Ordenssprecher Busch sagte, zuvor seien noch einige sozialrechtliche Modalitäten zu klären. So müsse sichergestellt werden, dass die freiwilligen Zahlungen ohne Abzüge den Empfängern zugute kämen. Über die auf Antrag gewährte Zuwendung solle „so niedrigschwellig und unbürokratisch wie möglich entschieden werden“.
In dem Brief an die Opfer schreibt Provinzial Pater Stefan Kiechle einem Zeitungsbericht zufolge, er wisse, „dass eine solche Summe niemals das angetane Leid entschädigen kann“. Zugleich bittet er sie nochmals um Entschuldigung. Die Übergriffe erfüllten die Jesuiten „mit Scham und Abscheu und Entsetzen“. Der Orden habe „auch institutionell und in seinen Leitungspersonen versagt“.
Die Jesuiten haben bereits vor einem halben Jahr eine mittlere vierstellige pauschale Summe für jedes Missbrauchsopfer vorgeschlagen. Aus den Reihen der Geschädigten wurden dagegen 80.000 Euro als Sühneleistung gefordert. Die 5000 Euro orientieren sich an der Untergrenze dessen, was die österreichischen Bischöfe als Entschädigungszahlungen beschlossen haben. Das dort verwendete Stufenmodell wird in der katholischen Kirche in Deutschland nicht ins Auge gefasst.
Busch sagte, eine Zahlung von insgesamt einer Million Euro sei mit Blick auf die Leistungsfähigkeit seines Ordens ein „schmerzhafter Einschnitt“. Zugleich stellte er in Einzelfällen weitere Hilfen in Aussicht, etwa für benötigte weitere Therapien.

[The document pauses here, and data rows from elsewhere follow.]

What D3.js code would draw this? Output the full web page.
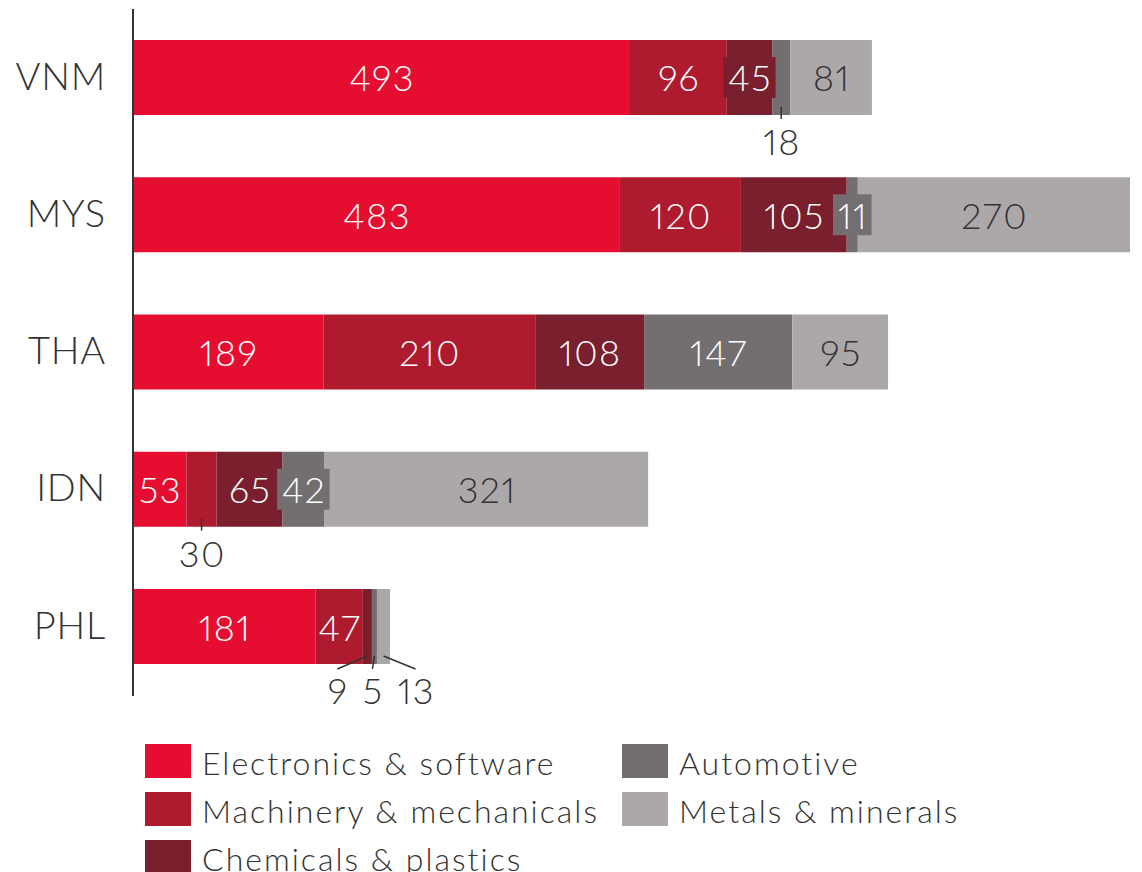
<!DOCTYPE html>
<html>
<head>
<meta charset="utf-8">
<script src="https://cdn.jsdelivr.net/npm/d3@7"></script>
<style>
  html, body { margin: 0; padding: 0; background: #ffffff; }
  svg { display: block; font-family: "Lato", "Open Sans", sans-serif; font-weight: 300; }
  .num { font-variant-numeric: proportional-nums; font-feature-settings: "pnum" 1; }
</style>
</head>
<body>
<svg id="chart" width="1142" height="872"></svg>
<script>
// Countries (bars, top to bottom)
const countries = ["VNM", "MYS", "THA", "IDN", "PHL"];

// Sectors (stack order, left to right)
const sectors = [
  "Electronics & software",
  "Machinery & mechanicals",
  "Chemicals & plastics",
  "Automotive",
  "Metals & minerals"
];

// Values per sector, one entry per country
const electronics = [493, 483, 189, 53, 181];
const machinery   = [96, 120, 210, 30, 47];
const chemicals   = [45, 105, 108, 65, 9];
const automotive  = [18, 11, 147, 42, 5];
const metals      = [81, 270, 95, 321, 13];

const sectorColors = ["#e60e30", "#ae1b2f", "#7a1f2e", "#736e6f", "#aca8a9"];
const labelColors  = ["#ffffff", "#ffffff", "#ffffff", "#ffffff", "#333333"];

// Segments whose value is written below the bar with a leader line
// (dx: horizontal shift of the label from the segment centre)
const callouts = [
  { country: "VNM", sector: 3, dx: 0 },
  { country: "IDN", sector: 1, dx: 0 },
  { country: "PHL", sector: 2, dx: -30 },
  { country: "PHL", sector: 3, dx: -2 },
  { country: "PHL", sector: 4, dx: 32 }
];

const series = [electronics, machinery, chemicals, automotive, metals];
const rows = countries.map((c, i) => {
  const r = { country: c };
  sectors.forEach((s, j) => { r[s] = series[j][i]; });
  return r;
});

const stacked = d3.stack().keys(sectors)(rows);
const maxTotal = d3.max(rows, r => d3.sum(sectors, s => r[s]));

const svg = d3.select("#chart");
const x0 = 133;

const x = d3.scaleLinear().domain([0, maxTotal]).range([x0, 1130]);
const y = d3.scaleBand().domain(countries).range([40, 664]).paddingInner(0.4536).paddingOuter(0);
const color = d3.scaleOrdinal().domain(sectors).range(sectorColors);

const valueFont = 36;
const valueSpacing = 1.5;
const textDark = "#333333";

// Stacked bars
const layers = svg.append("g").selectAll("g")
  .data(stacked)
  .join("g")
  .attr("fill", d => color(d.key));

layers.selectAll("rect")
  .data(d => d.map(v => ({ key: d.key, v })))
  .join("rect")
  .attr("x", d => x(d.v[0]))
  .attr("y", d => y(d.v.data.country))
  .attr("width", d => x(d.v[1]) - x(d.v[0]))
  .attr("height", y.bandwidth());

// Value labels
const isCallout = (country, si) => callouts.some(c => c.country === country && c.sector === si);

function valueText(sel, cx, cy, fill, val) {
  return sel.append("text")
    .attr("class", "num")
    .attr("x", cx + valueSpacing / 2)
    .attr("y", cy)
    .attr("text-anchor", "middle")
    .attr("dominant-baseline", "central")
    .attr("font-size", valueFont)
    .attr("letter-spacing", valueSpacing)
    .attr("fill", fill)
    .text(val);
}

const labelG = svg.append("g");
stacked.forEach((layer, si) => {
  layer.forEach(v => {
    const country = v.data.country;
    if (isCallout(country, si)) return;
    const val = v[1] - v[0];
    const cx = (x(v[0]) + x(v[1])) / 2;
    const cy = y(country) + y.bandwidth() / 2;
    const g = labelG.append("g");
    const t = valueText(g, cx, cy, labelColors[si], val);
    // When the number is wider than its segment, give it a backing box
    const w = t.node().getBBox().width - valueSpacing;
    const segW = x(v[1]) - x(v[0]);
    if (w + 4 > segW) {
      g.insert("rect", "text")
        .attr("x", cx - w / 2 - 5)
        .attr("y", cy - 20.5)
        .attr("width", w + 10)
        .attr("height", 41)
        .attr("fill", sectorColors[si]);
    }
  });
});

// Callout labels below bars
callouts.forEach(c => {
  const ci = countries.indexOf(c.country);
  const v = stacked[c.sector][ci];
  const cx = (x(v[0]) + x(v[1])) / 2;
  const bottom = y(c.country) + y.bandwidth();
  const lx = cx + c.dx;
  svg.append("line")
    .attr("x1", cx).attr("y1", bottom - 8)
    .attr("x2", lx).attr("y2", bottom + 4 + (c.dx === 0 ? 0 : 1))
    .attr("stroke", textDark)
    .attr("stroke-width", 1.5);
  valueText(svg, lx, bottom + 26, textDark, v[1] - v[0]);
});

// Category axis
const axis = svg.append("g")
  .attr("transform", `translate(${x0},0)`)
  .call(d3.axisLeft(y).tickSize(0).tickPadding(27));
axis.select(".domain").remove();
axis.selectAll("text")
  .attr("font-size", 38)
  .attr("font-family", "Lato, 'Open Sans', sans-serif")
  .attr("letter-spacing", 0.8)
  .attr("fill", textDark);

svg.append("line")
  .attr("x1", x0).attr("x2", x0)
  .attr("y1", 9).attr("y2", 696)
  .attr("stroke", textDark)
  .attr("stroke-width", 2);

// Legend
const legendPos = [[145, 744], [145, 792], [145, 840], [622, 744], [622, 792]];
const legend = svg.append("g");
sectors.forEach((s, i) => {
  const [lx, ly] = legendPos[i];
  legend.append("rect")
    .attr("x", lx).attr("y", ly)
    .attr("width", 46).attr("height", 34)
    .attr("fill", color(s));
  legend.append("text")
    .attr("x", lx + 57)
    .attr("y", ly + 18)
    .attr("dominant-baseline", "central")
    .attr("font-size", 32)
    .attr("letter-spacing", 2.0)
    .attr("fill", textDark)
    .text(s);
});
</script>
</body>
</html>
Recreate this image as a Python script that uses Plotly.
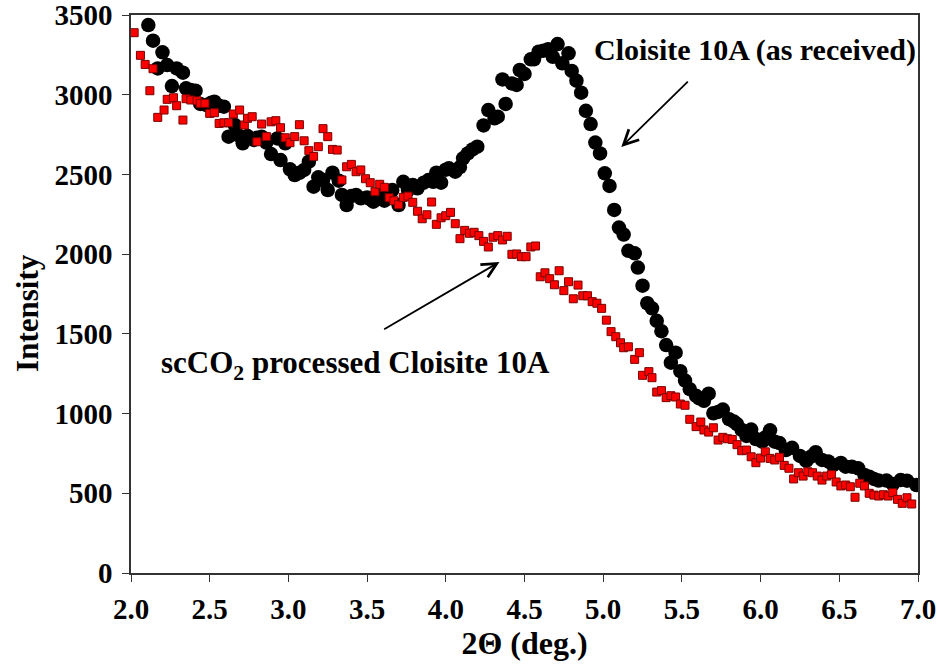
import plotly.graph_objects as go

# Cloisite 10A (as received) - black circles
x_recv = [2.11, 2.14, 2.17, 2.20, 2.23, 2.26, 2.29, 2.33, 2.35, 2.38, 2.41, 2.44, 2.48, 2.51, 2.53,
          2.56, 2.59, 2.62, 2.66, 2.68, 2.71, 2.74, 2.78, 2.80, 2.83, 2.86, 2.89, 2.93, 2.95, 2.98,
          3.01, 3.04, 3.07, 3.10, 3.13, 3.16, 3.19, 3.22, 3.25, 3.28, 3.32, 3.34, 3.37, 3.40, 3.43,
          3.46, 3.50, 3.52, 3.54, 3.58, 3.61, 3.63, 3.66, 3.70, 3.73, 3.76, 3.79, 3.82, 3.86, 3.89,
          3.92, 3.94, 3.97, 4.00, 4.02, 4.06, 4.09, 4.11, 4.14, 4.17, 4.20, 4.24, 4.27, 4.31, 4.33,
          4.36, 4.38, 4.42, 4.45, 4.47, 4.50, 4.54, 4.56, 4.59, 4.62, 4.65, 4.68, 4.71, 4.74, 4.78,
          4.80, 4.83, 4.86, 4.89, 4.92, 4.95, 4.98, 5.01, 5.04, 5.07, 5.10, 5.13, 5.16, 5.20, 5.22,
          5.25, 5.28, 5.31, 5.34, 5.37, 5.40, 5.43, 5.46, 5.49, 5.52, 5.55, 5.59, 5.61, 5.64, 5.67,
          5.70, 5.73, 5.76, 5.80, 5.83, 5.85, 5.88, 5.91, 5.94, 5.97, 6.01, 6.03, 6.06, 6.09, 6.12,
          6.16, 6.20, 6.25, 6.29, 6.32, 6.35, 6.39, 6.43, 6.46, 6.51, 6.54, 6.58, 6.62, 6.66, 6.69,
          6.72, 6.75, 6.80, 6.84, 6.89, 6.93, 6.99]
y_recv = [3437, 3339, 3165, 3266, 3186, 3054, 3165, 3138, 3040, 3030, 3025, 2942, 2935, 2950, 2956,
          2930, 2925, 2737, 2810, 2747, 2695, 2741, 2716, 2730, 2737, 2700, 2628, 2726, 2590, 2695,
          2532, 2496, 2510, 2528, 2580, 2423, 2482, 2465, 2402, 2511, 2461, 2371, 2308, 2364, 2371,
          2350, 2356, 2345, 2329, 2371, 2335, 2360, 2402, 2308, 2454, 2402, 2434, 2413, 2448, 2465,
          2454, 2511, 2448, 2530, 2538, 2517, 2546, 2601, 2632, 2657, 2674, 2807, 2904, 2852, 2862,
          3096, 2942, 3071, 3061, 3155, 3130, 3222, 3222, 3270, 3276, 3285, 3238, 3318, 3197, 3260,
          3149, 3088, 3013, 2899, 2816, 2700, 2632, 2507, 2428, 2277, 2167, 2123, 2021, 2005, 1916,
          1802, 1692, 1660, 1582, 1517, 1430, 1319, 1382, 1266, 1207, 1153, 1111, 1096, 1080, 1125,
          1002, 1010, 1025, 965, 950, 934, 897, 860, 900, 840, 824, 850, 895, 824, 815,
          771, 785, 734, 703, 730, 758, 709, 700, 677, 690, 667, 667, 657, 615, 604,
          590, 580, 580, 558, 583, 579, 552]

# scCO2 processed Cloisite 10A - red squares
x_proc = [2.02, 2.06, 2.09, 2.12, 2.14, 2.17, 2.21, 2.23, 2.27, 2.29, 2.33, 2.35, 2.38, 2.42, 2.44,
          2.47, 2.50, 2.53, 2.56, 2.59, 2.62, 2.65, 2.69, 2.72, 2.74, 2.77, 2.80, 2.83, 2.86, 2.89,
          2.92, 2.95, 2.98, 3.01, 3.04, 3.07, 3.10, 3.13, 3.16, 3.19, 3.22, 3.25, 3.28, 3.31, 3.34,
          3.37, 3.40, 3.43, 3.46, 3.49, 3.52, 3.55, 3.58, 3.61, 3.64, 3.67, 3.70, 3.73, 3.76, 3.79,
          3.82, 3.85, 3.88, 3.91, 3.94, 3.97, 4.00, 4.03, 4.06, 4.09, 4.12, 4.15, 4.18, 4.21, 4.24,
          4.27, 4.30, 4.33, 4.36, 4.39, 4.42, 4.45, 4.48, 4.51, 4.54, 4.57, 4.60, 4.63, 4.66, 4.69,
          4.72, 4.75, 4.78, 4.81, 4.84, 4.87, 4.90, 4.93, 4.96, 4.99, 5.02, 5.05, 5.08, 5.11, 5.13,
          5.16, 5.20, 5.23, 5.25, 5.29, 5.31, 5.34, 5.37, 5.40, 5.43, 5.46, 5.49, 5.52, 5.55, 5.59,
          5.62, 5.64, 5.67, 5.70, 5.73, 5.76, 5.79, 5.82, 5.85, 5.88, 5.91, 5.94, 5.97, 6.00, 6.03,
          6.06, 6.09, 6.12, 6.15, 6.18, 6.21, 6.24, 6.27, 6.30, 6.33, 6.36, 6.39, 6.42, 6.45, 6.48,
          6.51, 6.54, 6.57, 6.60, 6.63, 6.66, 6.69, 6.72, 6.75, 6.78, 6.81, 6.84, 6.87, 6.90, 6.93,
          6.96]
y_proc = [3389, 3247, 3190, 3025, 3163, 2858, 2904, 2971, 2981, 2931, 2841, 2975, 2967, 2962, 2946,
          2946, 2883, 2887, 2820, 2824, 2824, 2879, 2904, 2810, 2852, 2862, 2705, 2816, 2737, 2830,
          2837, 2793, 2730, 2699, 2737, 2812, 2711, 2649, 2613, 2674, 2787, 2737, 2657, 2653, 2465,
          2548, 2563, 2517, 2528, 2473, 2448, 2392, 2438, 2419, 2354, 2335, 2310, 2356, 2364, 2325,
          2269, 2222, 2247, 2327, 2187, 2228, 2241, 2262, 2191, 2097, 2149, 2131, 2137, 2116, 2080,
          2045, 2106, 2116, 2089, 2112, 1999, 2001, 1984, 1984, 2045, 2051, 1858, 1883, 1846, 1808,
          1896, 1771, 1827, 1720, 1806, 1739, 1739, 1702, 1692, 1660, 1586, 1514, 1482, 1444, 1413,
          1419, 1340, 1382, 1240, 1263, 1225, 1135, 1144, 1100, 1112, 1104, 1060, 1052, 964, 918,
          947, 897, 884, 911, 834, 851, 842, 838, 805, 767, 771, 729, 692, 721, 760,
          719, 709, 726, 675, 657, 590, 629, 608, 635, 629, 608, 583, 608, 617, 571,
          546, 552, 541, 475, 563, 546, 500, 489, 483, 491, 483, 504, 462, 437, 472,
          433]

x_ticks = [2.0, 2.5, 3.0, 3.5, 4.0, 4.5, 5.0, 5.5, 6.0, 6.5, 7.0]
y_ticks = [0, 500, 1000, 1500, 2000, 2500, 3000, 3500]

FONT = "Liberation Serif"

fig = go.Figure()
fig.add_trace(go.Scatter(
    x=x_recv, y=y_recv, mode="markers", name="Cloisite 10A (as received)",
    marker=dict(symbol="circle", size=14.5, color="black", line=dict(width=0)),
))
fig.add_trace(go.Scatter(
    x=x_proc, y=y_proc, mode="markers", name="scCO2 processed Cloisite 10A",
    marker=dict(symbol="square", size=8, color="#FF0000", line=dict(width=1, color="#7a0000")),
))

fig.add_annotation(x=5.115, y=2672, ax=5.547, ay=3092, xref="x", yref="y", axref="x", ayref="y",
                   text="", showarrow=True, arrowhead=5, arrowsize=1.6, arrowwidth=1.8, arrowcolor="black")
fig.add_annotation(x=4.341, y=1951, ax=3.599, ay=1524, xref="x", yref="y", axref="x", ayref="y",
                   text="", showarrow=True, arrowhead=5, arrowsize=1.6, arrowwidth=1.8, arrowcolor="black")
fig.add_annotation(x=5.966, y=3280, xref="x", yref="y", text="<b>Cloisite 10A (as received)</b>",
                   showarrow=False, font=dict(family=FONT, size=30, color="black"))
fig.add_annotation(x=3.428, y=1305, xref="x", yref="y", text="<b>scCO<sub>2</sub> processed Cloisite 10A</b>",
                   showarrow=False, font=dict(family=FONT, size=31, color="black"))
# y-axis title (placed slightly below the axis middle, as in the original)
fig.add_annotation(x=-0.131, y=0.466, xref="paper", yref="paper", text="<b>Intensity</b>",
                   textangle=-90, showarrow=False, xanchor="center", yanchor="middle",
                   font=dict(family=FONT, size=31, color="black"))

axis_common = dict(showline=True, linecolor="#333333", linewidth=1.5, mirror=True,
                   ticks="outside", ticklen=7, tickwidth=1.2, tickcolor="#333333",
                   showgrid=False, zeroline=False, ticklabeloverflow="allow", automargin=False,
                   tickfont=dict(family=FONT, size=29, color="black"))

fig.update_xaxes(range=[2, 7], tickvals=x_ticks, ticktext=[f"<b>{v:.1f}</b>" for v in x_ticks],
                 ticklabelstandoff=2,
                 title=dict(text="<b>2Θ (deg.)</b>", font=dict(family=FONT, size=32, color="black"), standoff=4),
                 **axis_common)
fig.update_yaxes(range=[0, 3500], tickvals=y_ticks, ticktext=[f"<b>{v}</b>" for v in y_ticks],
                 ticklabelstandoff=4, **axis_common)

fig.update_layout(width=938, height=668, margin=dict(l=131, r=20, t=15, b=95, autoexpand=False),
                  plot_bgcolor="white", paper_bgcolor="white", showlegend=False)

fig.write_html("out.html", config={"displayModeBar": False},
               post_script="document.body.style.margin='0';")
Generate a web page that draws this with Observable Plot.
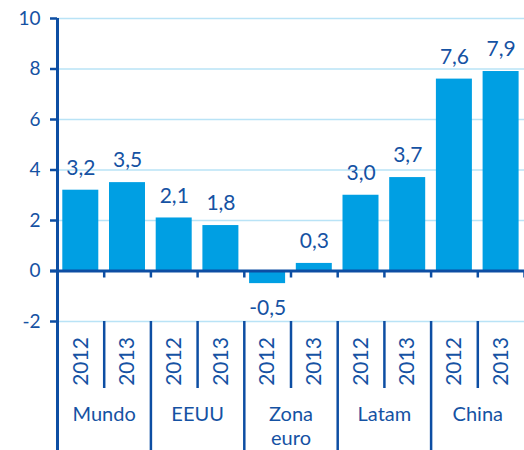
<!DOCTYPE html>
<html>
<head>
<meta charset="utf-8">
<script src="https://cdn.jsdelivr.net/npm/d3@7"></script>
<script src="https://cdn.jsdelivr.net/npm/@observablehq/plot@0.6"></script>
<style>
  html, body { margin: 0; padding: 0; background: #fff; }
  #chart svg { display: block; }
</style>
</head>
<body>
<div id="chart"></div>
<script>
// ---- data ----
const groups = ["Mundo", "EEUU", "Zona\neuro", "Latam", "China"];
const years = ["2012", "2013"];
const v2012 = [3.2, 2.1, -0.5, 3.0, 7.6];
const v2013 = [3.5, 1.8, 0.3, 3.7, 7.9];
const yTicks = [-2, 0, 2, 4, 6, 8, 10];

// ---- derived table ----
const rows = [];
groups.forEach((g, gi) => {
  [v2012[gi], v2013[gi]].forEach((v, yi) => {
    rows.push({group: g, year: years[yi], value: v, slot: gi * years.length + yi});
  });
});
const nSlots = rows.length;
const groupStarts = groups.map((g, gi) => gi * years.length);           // 0,2,4,6,8
const yearBounds = rows.filter(r => r.year === years[1]).map(r => r.slot); // 1,3,5,7,9
const allBounds = d3.range(1, nSlots + 1);
const groupLabels = groups.map((g, gi) => ({group: g, mid: gi * years.length + years.length / 2}));
const yMin = yTicks[0], yMax = yTicks[yTicks.length - 1];

const dark = "#0d4ea3";
const textCol = "#1552a3";
const barCol = "#009fe3";
const gridCol = "#b9e3f6";
const fmt = v => d3.format(".1f")(v).replace(".", ",").replace("\u2212", "-");

const chart = Plot.plot({
  width: 524,
  height: 450,
  marginLeft: 57,
  marginRight: 0,
  marginTop: 18,
  marginBottom: 129,
  style: {fontFamily: "Lato, 'Open Sans', sans-serif", background: "#fff", overflow: "visible"},
  x: {domain: [0, nSlots], axis: null},
  y: {domain: [yMin, yMax], axis: null},
  marks: [
    // gridlines
    Plot.ruleY(yTicks.filter(t => t !== 0), {stroke: gridCol, strokeWidth: 1.6}),
    // bars
    Plot.rectY(rows, {x1: "slot", x2: d => d.slot + 1, y1: 0, y2: "value", fill: barCol, insetLeft: 5.3, insetRight: 5.4}),
    // zero line
    Plot.ruleY([0], {stroke: dark, strokeWidth: 3, insetLeft: -7}),
    // small ticks under zero line
    Plot.ruleX(allBounds, {x: d => d, y1: 0, y2: 0, insetBottom: -7, stroke: dark, strokeWidth: 2.5}),
    // year separators
    Plot.ruleX(yearBounds, {x: d => d, y1: yMin, y2: yMin, insetBottom: -67, stroke: dark, strokeWidth: 2.5}),
    // group separators (not the axis)
    Plot.ruleX(groupStarts.filter(s => s > 0), {x: d => d, y1: yMin, y2: yMin, insetBottom: -129, stroke: dark, strokeWidth: 2.5}),
    // y axis line
    Plot.ruleX([0], {y1: yMax, y2: yMin, insetBottom: -129, stroke: dark, strokeWidth: 3}),
    // y axis ticks & labels
    Plot.axisY({ticks: yTicks, tickSize: 7, tickPadding: 10, tickFormat: d => String(d),
      fontSize: 19, stroke: dark, strokeWidth: 2.5, fill: textCol, label: null}),
    // value labels
    Plot.text(rows.filter(r => r.value >= 0), {x: d => d.slot + 0.5, y: "value", text: d => fmt(d.value),
      dy: -22, fontSize: 21, fill: textCol, lineAnchor: "middle"}),
    Plot.text(rows.filter(r => r.value < 0), {x: d => d.slot + 0.5, y: "value", text: d => fmt(d.value),
      dy: 25, fontSize: 21, fill: textCol, lineAnchor: "middle"}),
    // year labels
    Plot.text(rows, {x: d => d.slot + 0.5, y: yMin, text: "year", rotate: -90, dy: 40,
      fontSize: 21, fill: textCol, textAnchor: "middle", lineAnchor: "middle"}),
    // group labels
    Plot.text(groupLabels, {x: "mid", y: yMin, text: "group", dy: 82, lineAnchor: "top",
      lineHeight: 1.2, fontSize: 20, fill: textCol})
  ]
});
document.getElementById("chart").appendChild(chart);
</script>
</body>
</html>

Der Missbrauch in Schulen des Ordens liegt zumeist mehr als 20 Jahre zurück. Öffentlich wurden die sexuellen Übergriffe auf Jungen an der Berliner Jesuitenschule Canisius-Kolleg Mitte Januar 2010. Das löste eine Lawine aus. Immer mehr verjährte Missbrauchsfälle an weiteren Jesuiten-Schulen, in kirchlichen Einrichtungen und auch an anderen Schulen kamen ans Licht. Die damaligen Jesuiten-Opfer sind heute zwischen 40 und 50 Jahre alt. Sie berichten, wie einige ihrer Lehrer ihnen einst beim Duschen zusahen, die Genitalien der Jugendlichen berührten oder sie zum Onanieren zwangen. Einige Schüler hatten den Mut, diese Übergriffe dem Orden zu melden. Doch der versetzte die Täter allenfalls und dachte nicht an Hilfe für die Opfer. Bei vielen Betroffenen blieb ein Gefühl von Wut und Ohnmacht zurück.